ABSTRACT

The title of Henry Morley’s leader, published on 31 January 1857, plays with the idea of the prosthesis, the joining of humans and machines, that, as Tamara Ketabgian, Erin O’Connor, Herbert Sussman, and others have shown, became an issue of increasing concern during the industrial transformations of the early to mid-nineteenth century.1 But rather than imagining a Victorian version of the cyborg, Morley is concerned here with improvements in mechanization and their positive effect upon the livelihood of workers. He argues that far from displacing labourers and driving them to the workhouse, the introduction of machinery in British manufacture works ‘for the elevation of their class’2: it has led to an increase in skilled labour, higher wages, and the establishment of wider and more durable markets through the cheapening of commodities-all as a result of the reduced costs of production associated with mechanization: ‘While articles are by their costliness especially confined to the use of the rich, the market for them is uncertain, because it is affected by the freaks of fashion.

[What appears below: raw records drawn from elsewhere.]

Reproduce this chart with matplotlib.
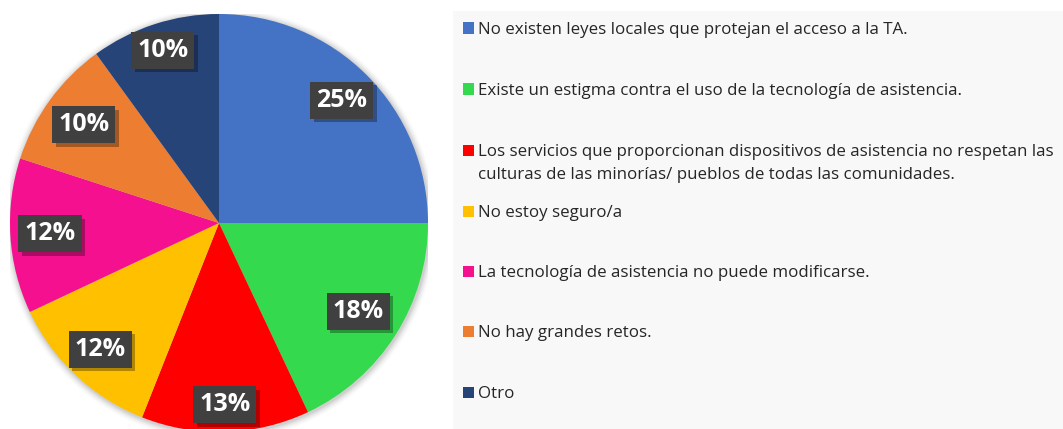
import numpy as np
import matplotlib
matplotlib.use("Agg")
import matplotlib.pyplot as plt
from matplotlib.patches import Rectangle, Circle
import matplotlib.patheffects as pe

categories = [
    "No existen leyes locales que protejan el acceso a la TA.",
    "Existe un estigma contra el uso de la tecnología de asistencia.",
    "Los servicios que proporcionan dispositivos de asistencia no respetan las\nculturas de las minorías/ pueblos de todas las comunidades.",
    "No estoy seguro/a",
    "La tecnología de asistencia no puede modificarse.",
    "No hay grandes retos.",
    "Otro",
]
values = [25, 18, 13, 12, 12, 10, 10]
labels = ["25%", "18%", "13%", "12%", "12%", "10%", "10%"]
colors = ["#4472C4", "#34D94E", "#FF0000", "#FFC000", "#F5108F", "#ED7D31", "#264478"]
label_dist = [0.83, 0.79, 0.87, 0.83, 0.81, 0.80, 0.87]

W, H = 1063, 429
fig = plt.figure(figsize=(W / 100, H / 100), dpi=100)
fig.patch.set_facecolor("white")

# legend background
fig.patches.append(Rectangle((453 / W, 0), (W - 453) / W, (H - 11) / H,
                             transform=fig.transFigure, facecolor="#F8F8F8",
                             edgecolor="none", zorder=0))

cx, cy, R = 219, H - 223, 209
ax = fig.add_axes([(cx - R) / W, (cy - R) / H, 2 * R / W, 2 * R / H])
ax.axis("off")

# soft shadow
for i, a in enumerate(np.linspace(0.05, 0.01, 6)):
    ax.add_patch(Circle((0.004, -0.006), 1.0 + 0.006 * (i + 1), facecolor="#000000",
                        alpha=a, edgecolor="none", zorder=0))

wedges, _ = ax.pie(values, colors=colors, startangle=90, counterclock=False,
                   radius=1.0, wedgeprops=dict(linewidth=0), frame=False)
ax.set_xlim(-1, 1)
ax.set_ylim(-1, 1)
ax.set_aspect("auto")

total = sum(values)
start = 90.0
for v, lab, d in zip(values, labels, label_dist):
    mid = np.deg2rad(start - v / total * 360 / 2)
    start -= v / total * 360
    x, y = d * np.cos(mid), d * np.sin(mid)
    t = ax.text(x, y, lab, ha="center", va="center", fontsize=18, fontweight="bold",
                family="Open Sans", color="white",
                bbox=dict(boxstyle="square,pad=0.24", facecolor="#404040",
                          edgecolor="none"), zorder=5)
    t.get_bbox_patch().set_path_effects(
        [pe.SimplePatchShadow(offset=(2.5, -2.5), shadow_rgbFace="#000000", alpha=0.3),
         pe.Normal()])

# legend
ys = [28, 89, 150, 211, 271, 331, 392]
for cat, col, yy in zip(categories, colors, ys):
    fig.patches.append(Rectangle((463 / W, (H - yy - 5.5) / H), 11 / W, 11 / H,
                                 transform=fig.transFigure, facecolor=col,
                                 edgecolor="none", zorder=2))
    for i, line in enumerate(cat.split("\n")):
        fig.text(478 / W, (H - yy - 23 * i) / H, line, ha="left", va="center_baseline",
                 fontsize=12.15, family="Open Sans", color="#262626")

fig.savefig("out.png", dpi=100)
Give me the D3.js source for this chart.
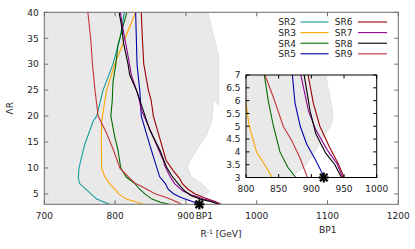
<!DOCTYPE html>
<html><head><meta charset="utf-8">
<script src="https://cdn.jsdelivr.net/npm/d3@7"></script>
<style>body{margin:0;background:#fff}svg{display:block}text{font-family:"DejaVu Sans",sans-serif;font-size:9px;fill:#222}</style>
</head><body><svg id="c" width="415" height="249"></svg>
<script>
// ---- data ----
const seriesNames = ["SR2","SR3","SR4","SR5","SR6","SR7","SR8","SR9"];
const seriesColors = ["#119c9c","#ffa500","#006b00","#0000a8","#990000","#8f008f","#000000","#c43535"];
const SR2 = [[792,3],[774,4],[762,5.5],[750,7],[748,8],[749,10],[757,14.5],[769,19],[774,20],[783,25],[797,30],[807,35],[813,40]];
const SR3 = [[840,3],[831,3.4],[816,4],[805,5],[800,5.9],[792,7],[785,8.5],[781,10],[780.5,15],[781,19],[788,25],[799.5,30],[814,35],[829,40]];
const SR4 = [[876,3],[864,3.4],[852,4],[842,5],[834,6],[828,7],[816,8.2],[808,10],[804,13.5],[799.5,16],[794,20],[796,23],[797,26.5],[801,30],[804,33.7],[816.5,40]];
const SR5 = [[919,3],[916,3.2],[906,3.7],[893,4.3],[883,5],[875,5.9],[871,7],[863,8.3],[854,12.2],[844,16.7],[837,20],[835,24.7],[831,30],[830,35],[829,40]];
const SR6 = [[950,3],[941,3.55],[927.5,4.2],[913,5],[903,5.9],[895,7],[891,8],[882,9.5],[872,11.5],[861,16.7],[854,20],[851,23],[847,25],[840.5,30],[838.5,35],[837,40]];
const SR7 = [[948,3],[939,3.55],[924.5,4.07],[907,4.85],[895.5,5.6],[884,7],[877,8.5],[870,10.5],[868,11.5],[860,14],[849,17.5],[837,21.2],[832.5,24.1],[823,27.9],[818,31.8],[811,36.9],[807.5,40]];
const SR8 = [[946,3],[936,3.5],[922,3.95],[907,4.7],[898,5.6],[889,7],[880,8.5],[872.6,10.2],[863,13.5],[849,17.3],[839.5,21.2],[830,25],[820.7,27.9],[818,30.2],[812,34],[809,37.5],[805.6,40]];
const SR9 = [[894,3],[882,3.8],[869.5,4.46],[857,5],[841.6,6.15],[829,7],[821,8],[807,9.9],[797.5,13.5],[788,16.7],[776,20],[771.6,25],[768,30],[765.5,35],[761.5,40]];
const seriesData = [SR2,SR3,SR4,SR5,SR6,SR7,SR8,SR9];
const region = [[700,3],[700,40],[931,40],[946.6,31.4],[946.6,22.1],[939,23.1],[936.8,19.2],[929,16.35],[906,11.5],[902,10.1],[908,8.3],[922,7],[933,5.5],[931,5.1],[910,4.2],[890,3.43],[867,3]];
const BP1 = [919,3];
const mainXTicks = [700,800,900,1000,1100,1200];
const mainYTicks = [5,10,15,20,25,30,35,40];
const insetXTicks = [800,850,900,950,1000];
const insetYTicks = [3,3.5,4,4.5,5,5.5,6,6.5,7];

// ---- drawing ----
const svg = d3.select("#c");
const x = d3.scaleLinear().domain([700,1200]).range([44.3,398.3]);
const y = d3.scaleLinear().domain([3,40]).range([204.3,12.3]);
const xi = d3.scaleLinear().domain([800,1000]).range([246,376.7]);
const yi = d3.scaleLinear().domain([3,7]).range([177.5,75]);

const defs = svg.append("defs");
defs.append("clipPath").attr("id","cm").append("rect").attr("x",44.3).attr("y",12.3).attr("width",354).attr("height",192);
defs.append("clipPath").attr("id","ci").append("rect").attr("x",246).attr("y",75).attr("width",130.7).attr("height",102.5);

function drawPanel(g, xs, ys, clip){
  const pg = g.append("g").attr("clip-path",`url(#${clip})`);
  pg.append("path").datum(region)
    .attr("d", d3.line().x(d=>xs(d[0])).y(d=>ys(d[1])).curve(d3.curveLinearClosed))
    .attr("fill","#e9e9e9").attr("stroke","#dadada").attr("stroke-width",0.8);
  seriesData.forEach((s,i)=>{
    pg.append("path").datum(s)
      .attr("d", d3.line().x(d=>xs(d[0])).y(d=>ys(d[1])))
      .attr("fill","none").attr("stroke",seriesColors[i]).attr("stroke-width",1.1);
  });
}
function star(g, cx, cy){
  const r = 5, d = 3.8;
  [[-r,0,r,0],[0,-r,0,r],[-d,-d,d,d],[-d,d,d,-d]].forEach(l=>{
    g.append("line").attr("x1",cx+l[0]).attr("y1",cy+l[1]).attr("x2",cx+l[2]).attr("y2",cy+l[3])
     .attr("stroke","#000").attr("stroke-width",2.2);
  });
}
function frame(g, xs, ys, xt, yt, col, tl){
  const [x0,x1] = xs.range(), [y0,y1] = ys.range();
  xt.forEach(t=>{
    g.append("line").attr("x1",xs(t)).attr("x2",xs(t)).attr("y1",y0).attr("y2",y0-tl).attr("stroke",col);
    g.append("line").attr("x1",xs(t)).attr("x2",xs(t)).attr("y1",y1).attr("y2",y1+tl).attr("stroke",col);
  });
  yt.forEach(t=>{
    g.append("line").attr("x1",x0).attr("x2",x0+tl).attr("y1",ys(t)).attr("y2",ys(t)).attr("stroke",col);
    g.append("line").attr("x1",x1).attr("x2",x1-tl).attr("y1",ys(t)).attr("y2",ys(t)).attr("stroke",col);
  });
  g.append("rect").attr("x",x0).attr("y",y1).attr("width",x1-x0).attr("height",y0-y1)
    .attr("fill","none").attr("stroke",col).attr("stroke-width",1);
}

const main = svg.append("g");
drawPanel(main, x, y, "cm");
frame(main, x, y, mainXTicks, mainYTicks, "#6e6e6e", 4);
mainXTicks.forEach(t=>main.append("text").attr("x",x(t)).attr("y",218.5).attr("text-anchor","middle").text(t));
main.append("text").attr("x",x(926)).attr("y",218.5).attr("text-anchor","middle").text("BP1");
mainYTicks.forEach(t=>main.append("text").attr("x",38.8).attr("y",y(t)+3.3).attr("text-anchor","end").text(t));
const xl = main.append("text").attr("x",221).attr("y",237).attr("text-anchor","middle");
xl.append("tspan").text("R");
xl.append("tspan").attr("font-size","6px").attr("dy",-3.5).text("-1");
xl.append("tspan").attr("dy",3.5).text(" [GeV]");
main.append("text").attr("transform","translate(13,108.3) rotate(-90)").attr("text-anchor","middle").text("ΛR");
star(main, x(BP1[0]), y(BP1[1]));

// legend
const lg = svg.append("g");
seriesNames.forEach((n,i)=>{
  const col = Math.floor(i/4), row = i%4;
  const ty = 22 + row*10.6;
  const tx = col ? 352.5 : 296;
  const lx0 = col ? 358 : 300.5, lx1 = col ? 387 : 328.5;
  lg.append("text").attr("x",tx).attr("y",ty+3.3).attr("text-anchor","end").text(n);
  lg.append("line").attr("x1",lx0).attr("x2",lx1).attr("y1",ty).attr("y2",ty).attr("stroke",seriesColors[i]).attr("stroke-width",1.1);
});

// inset
const ins = svg.append("g");
ins.append("rect").attr("x",246).attr("y",75).attr("width",130.7).attr("height",102.5).attr("fill","#fff");
drawPanel(ins, xi, yi, "ci");
frame(ins, xi, yi, insetXTicks, insetYTicks, "#000", 3.5);
insetXTicks.forEach(t=>ins.append("text").attr("x",xi(t)).attr("y",191.8).attr("text-anchor","middle").text(t));
insetYTicks.forEach(t=>ins.append("text").attr("x",240.5).attr("y",yi(t)+3.3).attr("text-anchor","end").text(t));
ins.append("text").attr("x",327.7).attr("y",232.6).attr("text-anchor","middle").text("BP1");
star(ins, xi(BP1[0]), yi(BP1[1]));
</script></body></html>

When the demand for them passes from a higher to a lower class of consumers, the use of them is established on a wider and a firmer ground.’3 Thus he concludes that ‘the tendency of machinery is not to convert poor men into machines, but that [sic] the steam-engine is in fact their steady helper, tending to no end so much as the making of them men indeed.’4 For Morley, in this essay at least, the humanmachine relation is not just benign, but beneficial, supplementing or extending the skills of workers to increase national productivity for the good of all.